§ **What to work on**: Would you copy the records below, exactly and only from their first line through the line containing "Chart.register(...registerables);", without any pictures?

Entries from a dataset
..............................

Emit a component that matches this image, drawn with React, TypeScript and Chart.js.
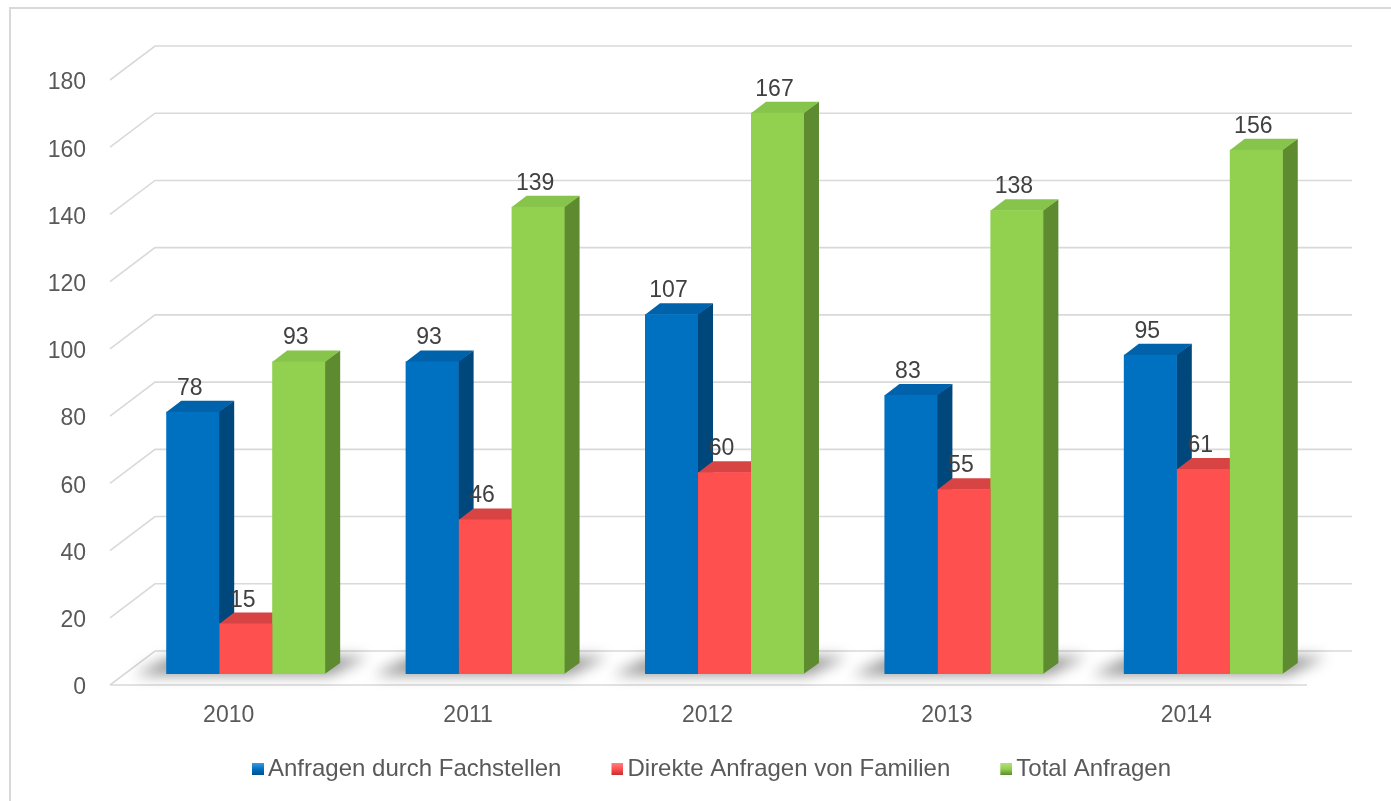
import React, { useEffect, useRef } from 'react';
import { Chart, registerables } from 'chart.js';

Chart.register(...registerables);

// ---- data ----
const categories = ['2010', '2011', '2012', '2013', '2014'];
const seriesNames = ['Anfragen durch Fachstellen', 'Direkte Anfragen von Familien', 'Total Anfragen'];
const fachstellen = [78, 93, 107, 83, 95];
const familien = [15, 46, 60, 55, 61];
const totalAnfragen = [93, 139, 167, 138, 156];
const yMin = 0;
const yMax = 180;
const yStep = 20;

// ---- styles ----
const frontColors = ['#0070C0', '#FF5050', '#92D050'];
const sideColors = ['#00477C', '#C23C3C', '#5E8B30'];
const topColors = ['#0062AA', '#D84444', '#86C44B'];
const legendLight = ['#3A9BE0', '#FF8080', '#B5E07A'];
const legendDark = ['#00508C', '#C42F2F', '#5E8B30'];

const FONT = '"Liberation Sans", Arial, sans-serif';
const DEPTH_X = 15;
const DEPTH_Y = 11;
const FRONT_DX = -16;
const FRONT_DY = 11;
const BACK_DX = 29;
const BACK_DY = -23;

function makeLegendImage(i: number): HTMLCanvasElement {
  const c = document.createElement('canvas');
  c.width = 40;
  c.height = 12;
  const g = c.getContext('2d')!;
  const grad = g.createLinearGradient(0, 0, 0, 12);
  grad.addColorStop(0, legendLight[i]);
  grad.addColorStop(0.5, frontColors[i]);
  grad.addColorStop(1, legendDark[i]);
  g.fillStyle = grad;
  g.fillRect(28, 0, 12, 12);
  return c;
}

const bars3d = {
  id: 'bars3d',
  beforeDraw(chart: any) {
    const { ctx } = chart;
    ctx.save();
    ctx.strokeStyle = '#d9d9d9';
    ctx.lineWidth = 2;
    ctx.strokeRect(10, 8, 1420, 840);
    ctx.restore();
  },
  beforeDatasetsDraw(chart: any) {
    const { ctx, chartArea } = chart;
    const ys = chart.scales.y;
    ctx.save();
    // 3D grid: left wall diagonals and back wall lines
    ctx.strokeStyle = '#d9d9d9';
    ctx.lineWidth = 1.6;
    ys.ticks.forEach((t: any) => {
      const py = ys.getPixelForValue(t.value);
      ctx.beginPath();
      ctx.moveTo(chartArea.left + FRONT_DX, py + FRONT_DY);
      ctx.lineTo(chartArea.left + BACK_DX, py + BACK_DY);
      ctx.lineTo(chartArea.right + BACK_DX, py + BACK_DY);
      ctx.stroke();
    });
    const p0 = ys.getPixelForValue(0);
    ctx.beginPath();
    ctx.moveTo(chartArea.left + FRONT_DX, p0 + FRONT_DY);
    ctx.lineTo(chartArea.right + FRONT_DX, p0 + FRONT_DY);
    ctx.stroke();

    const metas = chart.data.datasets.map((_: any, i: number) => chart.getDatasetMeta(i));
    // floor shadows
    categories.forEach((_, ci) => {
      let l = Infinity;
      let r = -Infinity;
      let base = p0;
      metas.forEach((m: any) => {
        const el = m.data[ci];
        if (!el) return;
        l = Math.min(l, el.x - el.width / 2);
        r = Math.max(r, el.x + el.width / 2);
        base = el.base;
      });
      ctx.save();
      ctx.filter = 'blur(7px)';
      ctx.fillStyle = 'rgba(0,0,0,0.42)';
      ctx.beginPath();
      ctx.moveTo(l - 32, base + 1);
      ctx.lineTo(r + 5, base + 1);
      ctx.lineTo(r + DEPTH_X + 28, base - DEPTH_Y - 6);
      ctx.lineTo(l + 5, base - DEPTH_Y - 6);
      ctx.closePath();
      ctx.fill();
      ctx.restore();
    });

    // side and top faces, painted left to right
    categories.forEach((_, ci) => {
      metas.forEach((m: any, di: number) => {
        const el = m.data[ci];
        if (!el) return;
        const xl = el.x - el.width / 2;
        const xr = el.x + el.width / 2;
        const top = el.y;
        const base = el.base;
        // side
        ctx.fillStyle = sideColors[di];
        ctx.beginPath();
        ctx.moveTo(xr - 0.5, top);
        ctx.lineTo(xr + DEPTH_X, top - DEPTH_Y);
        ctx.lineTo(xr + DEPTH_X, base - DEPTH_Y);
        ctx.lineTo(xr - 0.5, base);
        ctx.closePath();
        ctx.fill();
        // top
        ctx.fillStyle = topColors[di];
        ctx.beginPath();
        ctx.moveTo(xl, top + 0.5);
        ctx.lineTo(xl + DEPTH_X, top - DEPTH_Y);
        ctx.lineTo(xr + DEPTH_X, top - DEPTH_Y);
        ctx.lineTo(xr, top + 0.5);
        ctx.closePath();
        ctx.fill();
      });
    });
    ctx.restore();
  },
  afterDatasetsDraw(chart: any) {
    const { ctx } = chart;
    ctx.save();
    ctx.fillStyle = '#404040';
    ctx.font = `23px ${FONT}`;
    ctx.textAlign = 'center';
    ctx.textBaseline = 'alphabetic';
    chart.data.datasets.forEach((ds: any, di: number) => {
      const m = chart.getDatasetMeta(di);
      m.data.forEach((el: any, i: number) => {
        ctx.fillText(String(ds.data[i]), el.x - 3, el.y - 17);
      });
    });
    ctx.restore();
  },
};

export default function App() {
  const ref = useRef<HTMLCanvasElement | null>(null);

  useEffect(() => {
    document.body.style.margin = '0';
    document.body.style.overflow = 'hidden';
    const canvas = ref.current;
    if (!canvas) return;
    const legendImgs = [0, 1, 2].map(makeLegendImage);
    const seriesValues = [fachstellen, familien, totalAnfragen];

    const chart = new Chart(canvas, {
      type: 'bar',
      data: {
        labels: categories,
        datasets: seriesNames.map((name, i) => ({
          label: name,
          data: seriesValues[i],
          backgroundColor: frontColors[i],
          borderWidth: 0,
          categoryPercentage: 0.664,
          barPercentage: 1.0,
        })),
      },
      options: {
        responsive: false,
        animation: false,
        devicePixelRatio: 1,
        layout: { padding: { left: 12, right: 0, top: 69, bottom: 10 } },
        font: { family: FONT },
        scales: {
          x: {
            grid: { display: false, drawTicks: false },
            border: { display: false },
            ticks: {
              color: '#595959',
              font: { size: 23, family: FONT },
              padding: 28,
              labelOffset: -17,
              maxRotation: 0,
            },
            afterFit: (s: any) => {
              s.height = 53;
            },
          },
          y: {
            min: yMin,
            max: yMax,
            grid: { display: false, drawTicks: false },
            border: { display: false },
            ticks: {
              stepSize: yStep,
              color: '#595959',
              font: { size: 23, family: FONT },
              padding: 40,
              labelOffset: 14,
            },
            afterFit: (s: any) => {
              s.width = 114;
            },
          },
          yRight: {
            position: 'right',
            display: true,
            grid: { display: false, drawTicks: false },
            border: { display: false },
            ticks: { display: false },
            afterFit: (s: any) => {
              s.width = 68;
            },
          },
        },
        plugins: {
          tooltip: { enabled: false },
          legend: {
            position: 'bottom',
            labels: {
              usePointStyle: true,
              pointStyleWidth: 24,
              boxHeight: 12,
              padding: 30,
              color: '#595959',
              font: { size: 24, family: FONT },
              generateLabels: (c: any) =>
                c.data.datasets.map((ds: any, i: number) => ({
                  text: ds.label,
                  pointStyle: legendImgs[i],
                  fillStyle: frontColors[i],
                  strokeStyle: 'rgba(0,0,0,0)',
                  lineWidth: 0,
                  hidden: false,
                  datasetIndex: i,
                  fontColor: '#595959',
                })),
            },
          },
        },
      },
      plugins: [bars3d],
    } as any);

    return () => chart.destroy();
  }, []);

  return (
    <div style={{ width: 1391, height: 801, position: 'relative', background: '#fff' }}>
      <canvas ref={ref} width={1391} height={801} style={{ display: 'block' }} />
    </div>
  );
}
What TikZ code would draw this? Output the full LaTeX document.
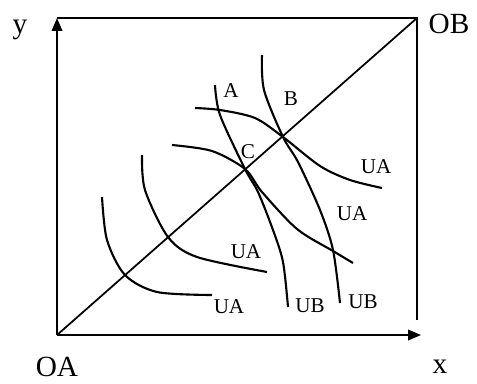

..............................

§ **Task answer**:
Emit a component that matches this image, drawn with React, TypeScript and Chart.js.
import React, { useEffect, useRef } from 'react';
import { Chart, registerables } from 'chart.js';

Chart.register(...registerables);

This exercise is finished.